• [Task]
Extract all lines from the data beneath that include the word "with".

• [Material to process]
*****

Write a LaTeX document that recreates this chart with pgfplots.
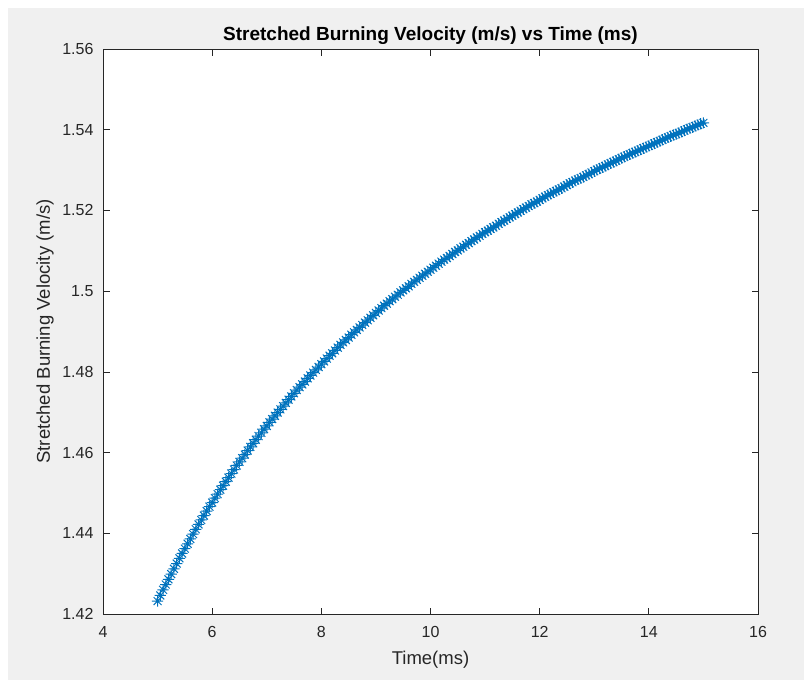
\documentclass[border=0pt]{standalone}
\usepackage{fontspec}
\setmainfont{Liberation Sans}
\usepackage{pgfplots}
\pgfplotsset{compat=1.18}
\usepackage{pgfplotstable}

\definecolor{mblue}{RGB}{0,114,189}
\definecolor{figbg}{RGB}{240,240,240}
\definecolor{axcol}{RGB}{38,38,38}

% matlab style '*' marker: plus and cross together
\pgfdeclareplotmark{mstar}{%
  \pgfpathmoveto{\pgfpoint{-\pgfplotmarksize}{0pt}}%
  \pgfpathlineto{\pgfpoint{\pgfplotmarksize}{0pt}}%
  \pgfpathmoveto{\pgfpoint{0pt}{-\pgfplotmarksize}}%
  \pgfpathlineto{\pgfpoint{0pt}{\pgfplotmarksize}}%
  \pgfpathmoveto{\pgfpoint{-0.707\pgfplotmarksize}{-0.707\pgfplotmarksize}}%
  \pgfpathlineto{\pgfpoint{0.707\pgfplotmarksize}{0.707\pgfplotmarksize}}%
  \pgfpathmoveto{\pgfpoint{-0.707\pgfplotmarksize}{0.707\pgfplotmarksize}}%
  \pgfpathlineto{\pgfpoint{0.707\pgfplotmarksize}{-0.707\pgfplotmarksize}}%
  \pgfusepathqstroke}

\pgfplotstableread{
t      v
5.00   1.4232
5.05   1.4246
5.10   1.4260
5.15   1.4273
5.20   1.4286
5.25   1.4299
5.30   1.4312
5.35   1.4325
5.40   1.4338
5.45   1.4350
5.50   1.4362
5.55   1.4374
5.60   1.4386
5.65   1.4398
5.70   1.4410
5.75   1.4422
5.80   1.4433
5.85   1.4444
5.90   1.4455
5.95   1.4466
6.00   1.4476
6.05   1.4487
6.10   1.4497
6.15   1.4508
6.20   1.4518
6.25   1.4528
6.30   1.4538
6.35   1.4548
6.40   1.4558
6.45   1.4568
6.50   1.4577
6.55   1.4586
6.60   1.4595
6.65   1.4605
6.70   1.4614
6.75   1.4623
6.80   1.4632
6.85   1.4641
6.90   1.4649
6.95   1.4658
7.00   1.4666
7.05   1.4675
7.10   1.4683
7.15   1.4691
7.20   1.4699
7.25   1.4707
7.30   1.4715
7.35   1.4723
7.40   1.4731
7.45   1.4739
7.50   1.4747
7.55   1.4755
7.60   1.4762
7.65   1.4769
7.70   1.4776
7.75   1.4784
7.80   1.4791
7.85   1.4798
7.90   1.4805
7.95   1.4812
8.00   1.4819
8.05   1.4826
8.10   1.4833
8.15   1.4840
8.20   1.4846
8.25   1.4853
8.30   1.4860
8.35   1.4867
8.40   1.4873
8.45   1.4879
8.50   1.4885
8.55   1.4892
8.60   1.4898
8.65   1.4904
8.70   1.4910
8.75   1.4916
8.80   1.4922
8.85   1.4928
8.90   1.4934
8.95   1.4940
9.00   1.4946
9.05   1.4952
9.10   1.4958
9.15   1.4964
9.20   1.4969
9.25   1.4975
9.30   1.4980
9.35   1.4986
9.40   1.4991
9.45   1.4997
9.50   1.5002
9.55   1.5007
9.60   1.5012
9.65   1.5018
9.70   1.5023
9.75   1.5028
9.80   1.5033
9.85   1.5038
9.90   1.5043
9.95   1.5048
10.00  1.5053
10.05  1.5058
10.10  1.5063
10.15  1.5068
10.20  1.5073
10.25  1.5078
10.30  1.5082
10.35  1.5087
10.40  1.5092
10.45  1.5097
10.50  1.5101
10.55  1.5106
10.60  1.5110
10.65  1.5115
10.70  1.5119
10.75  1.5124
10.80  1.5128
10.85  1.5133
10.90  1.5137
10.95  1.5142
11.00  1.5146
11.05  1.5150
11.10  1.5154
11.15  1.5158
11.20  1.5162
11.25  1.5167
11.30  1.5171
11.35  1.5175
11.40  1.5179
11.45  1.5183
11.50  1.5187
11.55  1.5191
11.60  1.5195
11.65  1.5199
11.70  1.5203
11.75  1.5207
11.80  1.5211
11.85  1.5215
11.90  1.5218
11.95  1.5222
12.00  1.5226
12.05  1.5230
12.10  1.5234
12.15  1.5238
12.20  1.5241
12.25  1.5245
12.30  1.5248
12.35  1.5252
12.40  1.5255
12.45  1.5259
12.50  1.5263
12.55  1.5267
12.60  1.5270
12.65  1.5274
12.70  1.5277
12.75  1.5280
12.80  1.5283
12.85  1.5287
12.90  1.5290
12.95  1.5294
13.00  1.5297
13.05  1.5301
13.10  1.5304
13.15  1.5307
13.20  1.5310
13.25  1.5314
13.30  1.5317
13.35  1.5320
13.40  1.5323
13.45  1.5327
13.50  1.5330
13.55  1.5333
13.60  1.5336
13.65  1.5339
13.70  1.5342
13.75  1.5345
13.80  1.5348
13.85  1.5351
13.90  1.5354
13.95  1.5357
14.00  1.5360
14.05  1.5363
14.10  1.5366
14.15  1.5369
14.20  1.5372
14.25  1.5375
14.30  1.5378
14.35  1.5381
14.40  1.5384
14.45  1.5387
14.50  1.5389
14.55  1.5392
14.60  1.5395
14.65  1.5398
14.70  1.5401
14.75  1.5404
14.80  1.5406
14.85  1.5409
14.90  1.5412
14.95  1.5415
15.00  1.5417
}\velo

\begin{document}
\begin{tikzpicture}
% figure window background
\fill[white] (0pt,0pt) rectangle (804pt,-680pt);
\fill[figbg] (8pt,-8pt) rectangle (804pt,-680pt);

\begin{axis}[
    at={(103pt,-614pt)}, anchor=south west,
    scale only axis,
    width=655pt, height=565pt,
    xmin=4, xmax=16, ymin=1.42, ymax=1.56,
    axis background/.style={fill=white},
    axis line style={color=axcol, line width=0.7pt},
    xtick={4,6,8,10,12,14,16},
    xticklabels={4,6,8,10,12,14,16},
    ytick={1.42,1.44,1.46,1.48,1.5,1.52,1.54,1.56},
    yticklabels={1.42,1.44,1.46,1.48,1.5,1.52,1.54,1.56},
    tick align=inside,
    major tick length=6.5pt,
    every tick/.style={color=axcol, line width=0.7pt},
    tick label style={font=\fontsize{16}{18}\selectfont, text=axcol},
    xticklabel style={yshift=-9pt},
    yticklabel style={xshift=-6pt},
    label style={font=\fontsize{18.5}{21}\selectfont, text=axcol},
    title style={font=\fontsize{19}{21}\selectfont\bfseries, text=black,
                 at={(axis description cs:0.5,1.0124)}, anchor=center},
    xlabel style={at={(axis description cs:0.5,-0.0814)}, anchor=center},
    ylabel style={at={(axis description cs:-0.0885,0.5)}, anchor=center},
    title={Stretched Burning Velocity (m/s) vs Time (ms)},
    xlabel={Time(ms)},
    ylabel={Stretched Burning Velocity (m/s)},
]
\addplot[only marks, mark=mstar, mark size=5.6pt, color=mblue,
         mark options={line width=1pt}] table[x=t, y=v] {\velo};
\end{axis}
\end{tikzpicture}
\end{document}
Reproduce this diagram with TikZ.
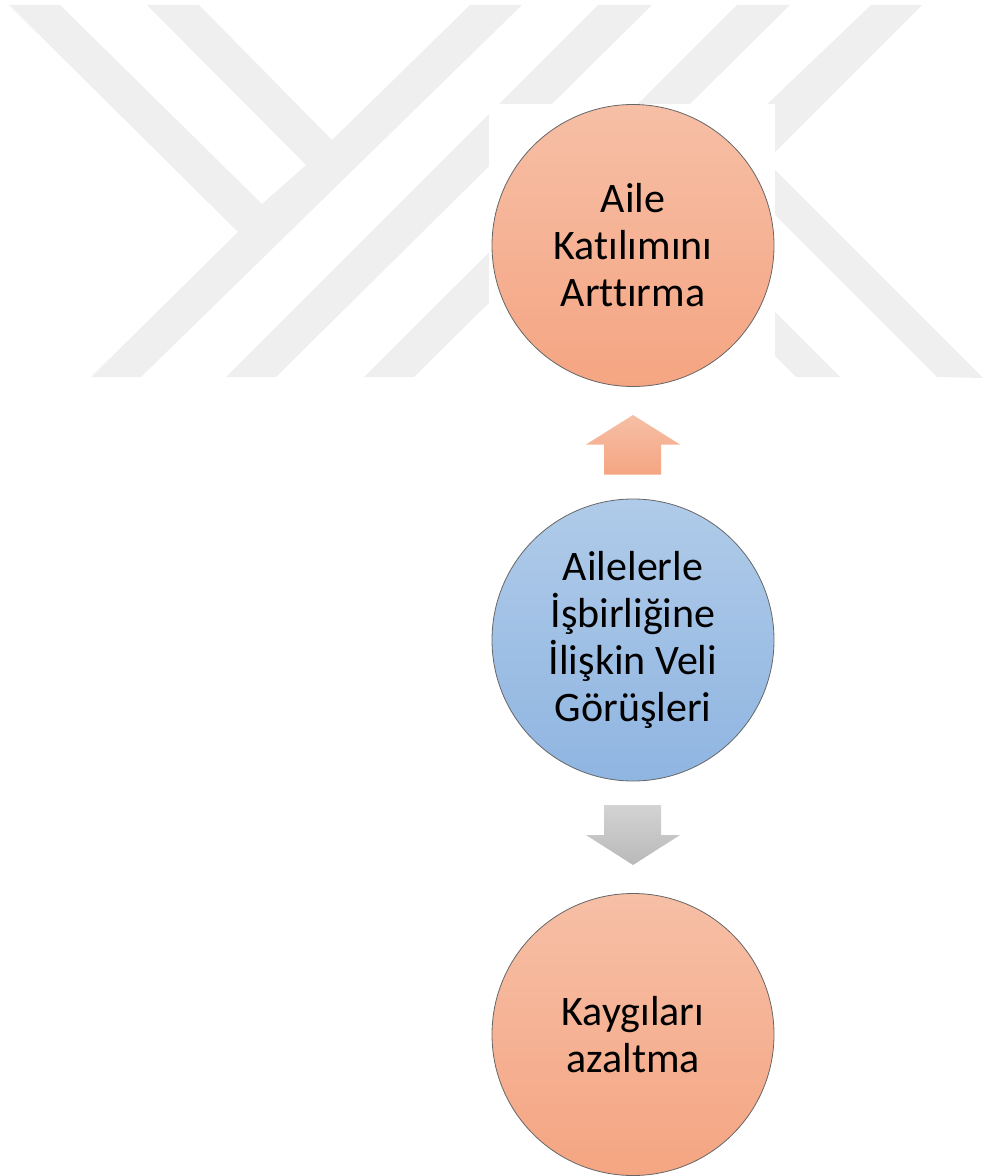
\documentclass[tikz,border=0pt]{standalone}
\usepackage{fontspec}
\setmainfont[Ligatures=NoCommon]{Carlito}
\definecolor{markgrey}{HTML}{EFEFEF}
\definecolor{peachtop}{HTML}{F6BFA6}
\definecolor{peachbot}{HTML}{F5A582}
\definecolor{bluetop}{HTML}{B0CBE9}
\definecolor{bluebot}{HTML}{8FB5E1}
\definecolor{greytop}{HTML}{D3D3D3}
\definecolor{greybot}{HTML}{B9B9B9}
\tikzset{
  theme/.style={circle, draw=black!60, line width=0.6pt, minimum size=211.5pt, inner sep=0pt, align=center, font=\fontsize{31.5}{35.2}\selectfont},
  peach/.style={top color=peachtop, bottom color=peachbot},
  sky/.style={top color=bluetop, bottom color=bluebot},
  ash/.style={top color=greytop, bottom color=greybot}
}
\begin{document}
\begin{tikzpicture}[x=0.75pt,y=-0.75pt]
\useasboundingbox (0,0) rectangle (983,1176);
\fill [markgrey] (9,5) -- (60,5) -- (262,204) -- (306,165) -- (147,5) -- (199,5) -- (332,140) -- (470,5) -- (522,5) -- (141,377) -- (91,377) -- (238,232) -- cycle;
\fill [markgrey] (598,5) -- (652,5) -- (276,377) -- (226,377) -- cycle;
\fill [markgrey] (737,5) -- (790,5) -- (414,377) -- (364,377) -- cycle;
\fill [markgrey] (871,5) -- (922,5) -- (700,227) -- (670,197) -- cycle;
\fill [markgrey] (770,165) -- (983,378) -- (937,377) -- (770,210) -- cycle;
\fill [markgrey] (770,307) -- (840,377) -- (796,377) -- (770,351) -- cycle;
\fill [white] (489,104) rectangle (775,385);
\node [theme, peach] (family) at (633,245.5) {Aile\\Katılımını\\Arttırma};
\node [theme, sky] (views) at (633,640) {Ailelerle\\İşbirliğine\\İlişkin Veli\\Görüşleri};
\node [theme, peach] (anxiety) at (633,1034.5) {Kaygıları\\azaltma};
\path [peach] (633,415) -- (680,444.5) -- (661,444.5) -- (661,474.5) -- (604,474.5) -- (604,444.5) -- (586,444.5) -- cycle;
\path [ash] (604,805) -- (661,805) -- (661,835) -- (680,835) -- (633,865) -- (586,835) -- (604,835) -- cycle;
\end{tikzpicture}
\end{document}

*****

• [The result]
Write a LaTeX document that recreates this chart with pgfplots.
Reproduce this diagram with TikZ.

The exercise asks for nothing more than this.